Vrbata and Hamhuis both had some measure of no-trade protection in their contracts, but Vancouver’s inability to liquidate their most marketable assets isn’t on them.
Canucks general manager Jim Benning made sure to thank both players for their cooperation in a prepared statement before his press conference on Monday. He took pains to note that Vrbata – who had to proffer an eight-team list per the terms of his modified no-trade clause – submitted a list that gave the Canucks real options.
“He gave us a fair list, like he could’ve given us teams that we didn’t have no chance to trade him to but he gave us a fair list.
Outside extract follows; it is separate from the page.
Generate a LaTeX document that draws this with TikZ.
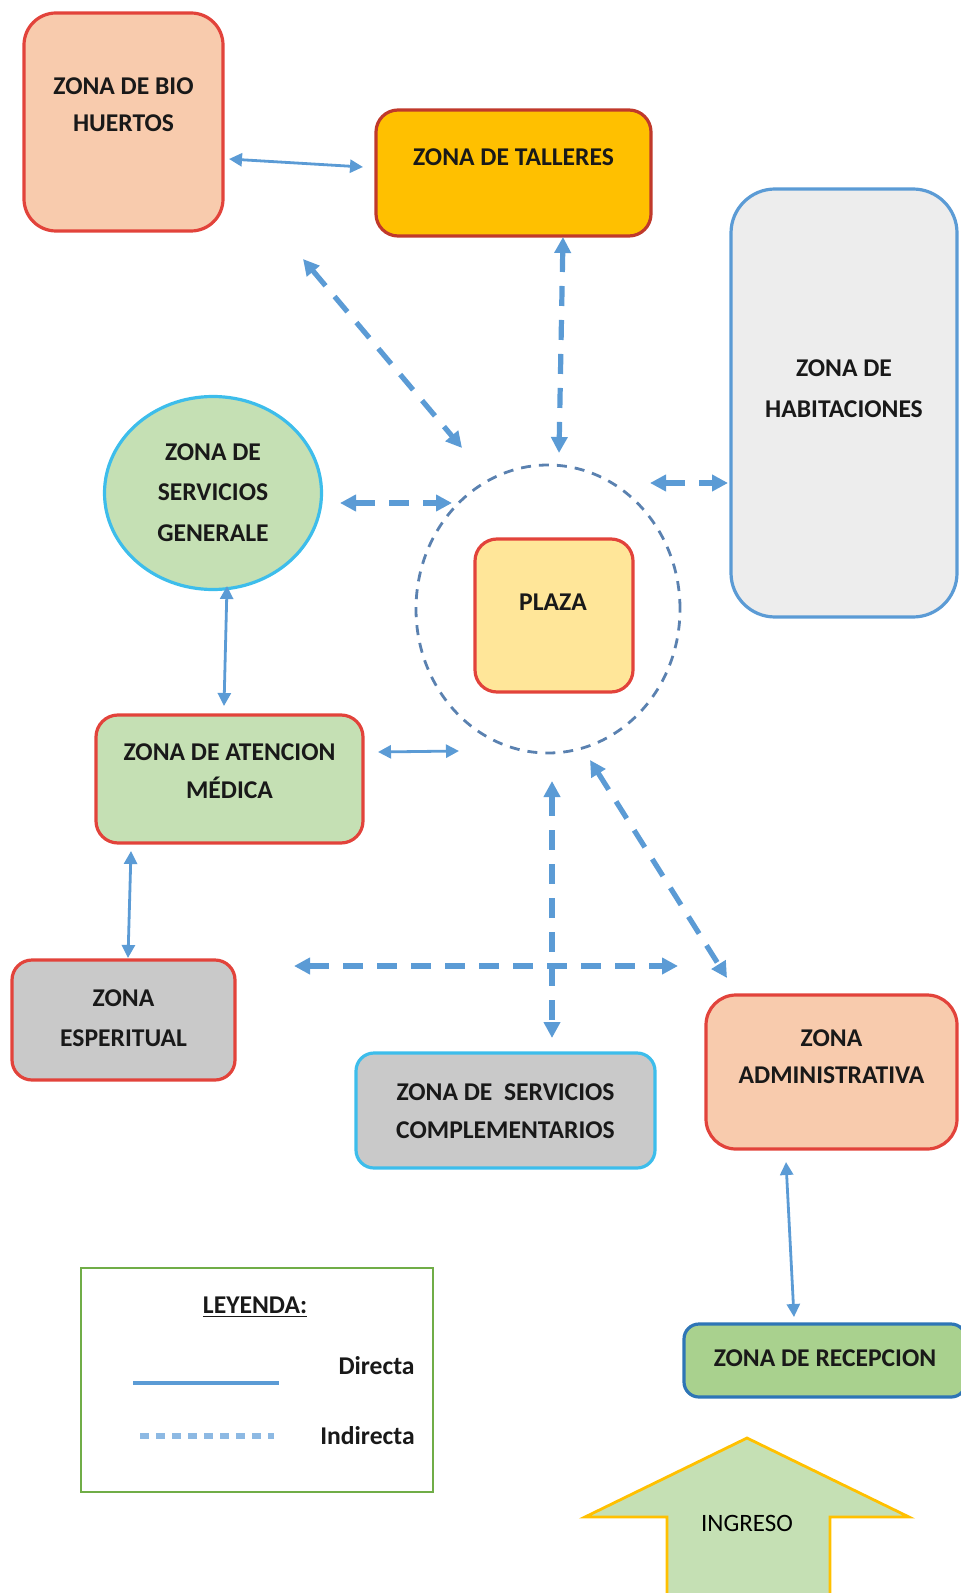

We talked to all the teams on the list and for whatever reason a couple of the teams went in a different direction and the other teams weren’t buying players at the deadline,” Benning said.
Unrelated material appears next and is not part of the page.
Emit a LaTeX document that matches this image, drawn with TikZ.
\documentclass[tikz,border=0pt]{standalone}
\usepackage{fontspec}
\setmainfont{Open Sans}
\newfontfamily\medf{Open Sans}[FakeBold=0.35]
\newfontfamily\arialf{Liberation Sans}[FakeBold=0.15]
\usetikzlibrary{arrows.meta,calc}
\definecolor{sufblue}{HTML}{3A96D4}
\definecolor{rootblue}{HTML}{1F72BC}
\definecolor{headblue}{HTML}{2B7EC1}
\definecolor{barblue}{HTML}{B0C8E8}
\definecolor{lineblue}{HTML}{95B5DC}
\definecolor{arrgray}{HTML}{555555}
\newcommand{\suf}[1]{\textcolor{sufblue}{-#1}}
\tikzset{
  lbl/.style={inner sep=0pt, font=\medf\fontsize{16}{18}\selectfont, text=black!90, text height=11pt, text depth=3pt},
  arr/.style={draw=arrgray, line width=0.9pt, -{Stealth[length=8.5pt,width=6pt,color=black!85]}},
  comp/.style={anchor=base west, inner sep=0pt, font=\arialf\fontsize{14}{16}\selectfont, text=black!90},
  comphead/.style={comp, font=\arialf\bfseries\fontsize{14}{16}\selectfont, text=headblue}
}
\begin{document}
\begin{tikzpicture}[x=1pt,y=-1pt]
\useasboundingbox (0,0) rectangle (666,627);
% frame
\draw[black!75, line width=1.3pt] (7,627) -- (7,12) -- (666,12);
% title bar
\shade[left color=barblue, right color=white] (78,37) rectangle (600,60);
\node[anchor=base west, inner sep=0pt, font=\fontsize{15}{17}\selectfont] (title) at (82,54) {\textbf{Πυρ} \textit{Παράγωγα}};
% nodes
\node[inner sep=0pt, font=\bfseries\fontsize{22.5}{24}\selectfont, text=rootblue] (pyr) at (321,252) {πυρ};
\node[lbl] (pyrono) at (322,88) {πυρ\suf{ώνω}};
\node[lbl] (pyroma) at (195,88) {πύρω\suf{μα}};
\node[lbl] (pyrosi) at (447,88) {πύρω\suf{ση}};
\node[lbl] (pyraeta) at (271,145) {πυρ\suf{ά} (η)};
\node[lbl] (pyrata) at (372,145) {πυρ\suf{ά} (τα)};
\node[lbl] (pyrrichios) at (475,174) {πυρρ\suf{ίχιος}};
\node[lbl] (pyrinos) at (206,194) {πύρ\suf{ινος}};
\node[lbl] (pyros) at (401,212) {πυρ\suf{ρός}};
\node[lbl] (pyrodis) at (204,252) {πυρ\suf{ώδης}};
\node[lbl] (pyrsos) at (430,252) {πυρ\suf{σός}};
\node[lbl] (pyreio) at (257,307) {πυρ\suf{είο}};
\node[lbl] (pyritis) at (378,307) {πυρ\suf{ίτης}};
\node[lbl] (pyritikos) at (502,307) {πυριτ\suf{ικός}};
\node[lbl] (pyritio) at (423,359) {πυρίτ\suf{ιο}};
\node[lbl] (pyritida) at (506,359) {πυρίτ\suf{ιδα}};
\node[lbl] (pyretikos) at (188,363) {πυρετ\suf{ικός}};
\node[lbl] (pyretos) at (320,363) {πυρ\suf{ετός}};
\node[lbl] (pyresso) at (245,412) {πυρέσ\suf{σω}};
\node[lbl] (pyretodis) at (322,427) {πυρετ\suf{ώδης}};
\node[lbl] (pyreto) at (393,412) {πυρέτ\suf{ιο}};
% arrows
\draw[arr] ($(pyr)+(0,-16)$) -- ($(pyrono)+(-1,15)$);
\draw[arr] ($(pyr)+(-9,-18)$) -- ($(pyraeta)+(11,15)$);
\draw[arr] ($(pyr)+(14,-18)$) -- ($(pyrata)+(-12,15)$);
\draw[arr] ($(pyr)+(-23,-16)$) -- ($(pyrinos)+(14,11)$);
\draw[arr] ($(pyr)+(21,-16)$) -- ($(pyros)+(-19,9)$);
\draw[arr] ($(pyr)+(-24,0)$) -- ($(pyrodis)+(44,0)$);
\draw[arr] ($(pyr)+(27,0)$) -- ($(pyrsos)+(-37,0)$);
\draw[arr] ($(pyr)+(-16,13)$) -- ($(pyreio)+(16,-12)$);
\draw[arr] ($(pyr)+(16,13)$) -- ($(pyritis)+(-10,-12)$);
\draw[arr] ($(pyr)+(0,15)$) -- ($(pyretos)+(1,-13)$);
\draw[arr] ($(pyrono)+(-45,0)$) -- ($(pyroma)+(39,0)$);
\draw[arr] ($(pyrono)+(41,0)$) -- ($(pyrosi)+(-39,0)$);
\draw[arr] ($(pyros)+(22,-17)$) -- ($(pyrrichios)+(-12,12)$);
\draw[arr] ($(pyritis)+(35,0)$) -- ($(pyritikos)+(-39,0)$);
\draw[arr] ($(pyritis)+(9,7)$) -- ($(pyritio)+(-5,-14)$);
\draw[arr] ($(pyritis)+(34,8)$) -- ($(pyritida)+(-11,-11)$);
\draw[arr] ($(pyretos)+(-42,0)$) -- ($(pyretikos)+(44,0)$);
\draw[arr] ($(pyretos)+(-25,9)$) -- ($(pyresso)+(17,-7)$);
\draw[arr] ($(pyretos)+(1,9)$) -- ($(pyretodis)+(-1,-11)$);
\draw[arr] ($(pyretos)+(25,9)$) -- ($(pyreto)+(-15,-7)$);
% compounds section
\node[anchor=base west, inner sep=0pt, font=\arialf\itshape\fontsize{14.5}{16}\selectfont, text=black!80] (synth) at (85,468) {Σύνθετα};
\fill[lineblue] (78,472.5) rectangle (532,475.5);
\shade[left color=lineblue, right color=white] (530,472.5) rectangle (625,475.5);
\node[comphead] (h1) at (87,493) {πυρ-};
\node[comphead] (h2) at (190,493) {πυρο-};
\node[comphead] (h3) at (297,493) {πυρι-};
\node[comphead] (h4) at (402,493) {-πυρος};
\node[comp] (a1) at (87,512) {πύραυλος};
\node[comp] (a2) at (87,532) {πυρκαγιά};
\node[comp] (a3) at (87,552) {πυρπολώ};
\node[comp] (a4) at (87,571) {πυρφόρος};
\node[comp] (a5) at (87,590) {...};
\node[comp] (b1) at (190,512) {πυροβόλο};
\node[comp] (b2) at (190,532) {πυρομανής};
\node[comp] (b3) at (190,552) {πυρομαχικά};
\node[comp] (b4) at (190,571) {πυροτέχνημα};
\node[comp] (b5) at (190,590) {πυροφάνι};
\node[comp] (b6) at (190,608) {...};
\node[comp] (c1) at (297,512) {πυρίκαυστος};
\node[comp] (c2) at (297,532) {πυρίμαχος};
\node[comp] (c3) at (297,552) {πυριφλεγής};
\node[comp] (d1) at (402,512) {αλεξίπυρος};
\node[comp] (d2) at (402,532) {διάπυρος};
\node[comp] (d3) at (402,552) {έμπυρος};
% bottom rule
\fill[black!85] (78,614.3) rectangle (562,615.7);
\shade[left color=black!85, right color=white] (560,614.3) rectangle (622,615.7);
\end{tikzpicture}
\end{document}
Ultimately the Canucks didn’t receive an offer whatsoever for a player only one year removed from a 30-goal campaign.
“At the end of the day we really didn’t get an offer on (Vrbata),” Benning said. “We didn’t get a certain round draft pick for him – we talked to teams, teams showed interest, but at the end of the day we didn’t get an offer for him.”
In a market place where Teddy Purcell, Jamie McGinn, and Nick Spaling netted decent picks, how is it possible that the Canucks couldn’t attract a single meaningful offer for a player that – even in the middle of a nightmare campaign – is a credible, consistent top-six forward?
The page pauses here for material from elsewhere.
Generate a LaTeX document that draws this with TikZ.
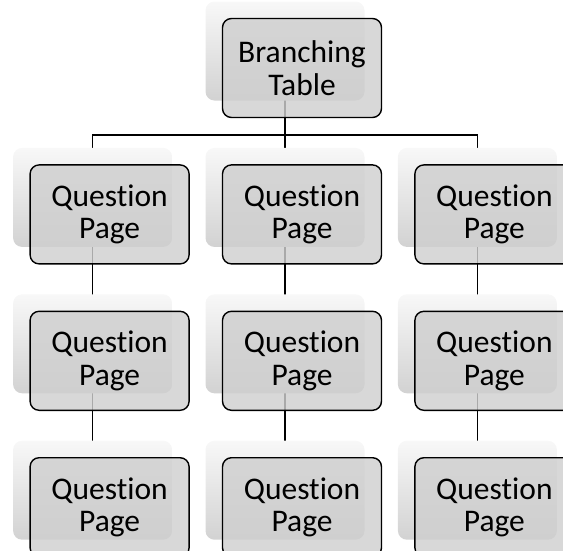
\documentclass[tikz,border=0pt]{standalone}
\usepackage{fontspec}
\setmainfont[Ligatures={NoCommon}]{Carlito}
\usetikzlibrary{positioning,calc}
\definecolor{CardGrey}{HTML}{CFCFCF}
\definecolor{BackTop}{HTML}{F8F8F8}
\definecolor{BackBottom}{HTML}{D2D2D2}
\pgfdeclarelayer{links}
\pgfdeclarelayer{backs}
\pgfsetlayers{links,backs,main}

\begin{document}
\begin{tikzpicture}[
    x=1pt,y=1pt,
    node distance=46pt and 32pt,
    every node/.style={font=\fontsize{31.5}{32.5}\selectfont},
    card/.style={draw=black,line width=1.4pt,rounded corners=9pt,fill=CardGrey,fill opacity=0.82,text opacity=1,minimum width=159pt,minimum height=99pt,inner sep=0pt,align=center},
    backcard/.style={rounded corners=9pt,top color=BackTop,bottom color=BackBottom,minimum width=159pt,minimum height=99pt,inner sep=0pt},
    link/.style={black,line width=1.4pt}
  ]
  \useasboundingbox (0,0) rectangle (563,-550);
  \clip (0,0) rectangle (563,-550);
  % front cards
  \node[card] (root) at (302,-68) {Branching\\Table};
  \node[card,below=of root] (q12) {Question\\Page};
  \node[card,left=of q12] (q11) {Question\\Page};
  \node[card,right=of q12] (q13) {Question\\Page};
  \node[card,below=of q11] (q21) {Question\\Page};
  \node[card,below=of q12] (q22) {Question\\Page};
  \node[card,below=of q13] (q23) {Question\\Page};
  \node[card,below=of q21] (q31) {Question\\Page};
  \node[card,below=of q22] (q32) {Question\\Page};
  \node[card,below=of q23] (q33) {Question\\Page};
  % back cards
  \begin{pgfonlayer}{backs}
    \foreach \n in {root,q11,q12,q13,q21,q22,q23,q31,q32,q33}
      \node[backcard] (b\n) at ($(\n.center)+(-17,17)$) {};
  \end{pgfonlayer}
  % connectors
  \begin{pgfonlayer}{links}
    \coordinate (bus) at (0,-135);
    \draw[link] (broot.center) -- (broot.center |- bus) -| (bq11.center);
    \draw[link] (broot.center |- bus) -| (bq13.center);
    \draw[link] (broot.center) -- (bq12.center);
    \foreach \c in {1,2,3}
      \draw[link] (bq1\c.center) -- (bq3\c.center);
  \end{pgfonlayer}
\end{tikzpicture}
\end{document}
On the Hamhuis front, the veteran defender gave the Canucks two teams – the Dallas Stars and the Chicago Blackhawks – that he was willing to be traded to and he implied that he would’ve considered other Western Conference destinations on a case-by-case basis.
Hamhuis, who is signed to a deal that carries a full no-trade clause, was well within his rights to refuse to be dealt at all. That didn’t happen. As much as Hamhuis would prefer to be in Vancouver long term, something he’s made abundantly clear, he was willing to accommodate the Canucks.
“I didn’t want to completely handcuff the Canucks,” Hamhuis explained on Monday. “I was able to be open to couple of teams.”
It didn’t come to pass though. The Blackhawks preferred to acquire Andrew Ladd and the Stars preferred to acquire Kris Russell and that left the Canucks dealing with a last-minute lowball offer from the Stars that didn’t interest them.
“We were talking to Dallas and it was kind of a parallel deal and they decided in the end to go in a different direction and they made a deal with Calgary,” Benning explained.
“They kind of circled back with us at the end,” Benning added later in his press conference, “but it was a deal that really didn’t make sense to us.”
There are legitimate reasons to prefer Kris Russell to Hamhuis: he’s younger, faster, less expensive and not nearly as hell bent about re-signing with his former club. Every relevant underlying metric you can find will tell you unequivocally that Hamhuis is the superior two-way defenceman though.
It’s probably not a stretch to conclude that in a high-stakes game of poker the Flames – a team that made out like bandits over the past week while selling comparable pieces – outfoxed the Canucks.
The fact that the Canucks couldn’t creatively solve their problems and find a way to cash in on the rental market is something that management will have to wear. It was a tough market for sure; salary cap uncertainty and no-trade clauses do genuinely complicate things.
“There weren’t a lot of buyers in the marketplace and the teams that were buying weren’t really paying a lot to get those players,” Benning said.
“If we could’ve got draft picks, I come from a draft background and I value picks and that’s how we’re going to rebuild this thing is by getting draft picks and drafting well and developing our players,” Benning later added. “So if we could’ve recouped draft picks we would’ve done that and we would’ve been on our way.”
The fly in the ointment, though, is that other rebuilding clubs – from Calgary to Carolina to Toronto – found a way to get it done. Those teams managed to swap out inferior assets (J.M. Liles, David Jones, Nick Spaling and Roman Polak, anyone?) for significant futures.
Even considering some of their unique challenges, that Benning and the Canucks couldn’t manage anything is not a good look.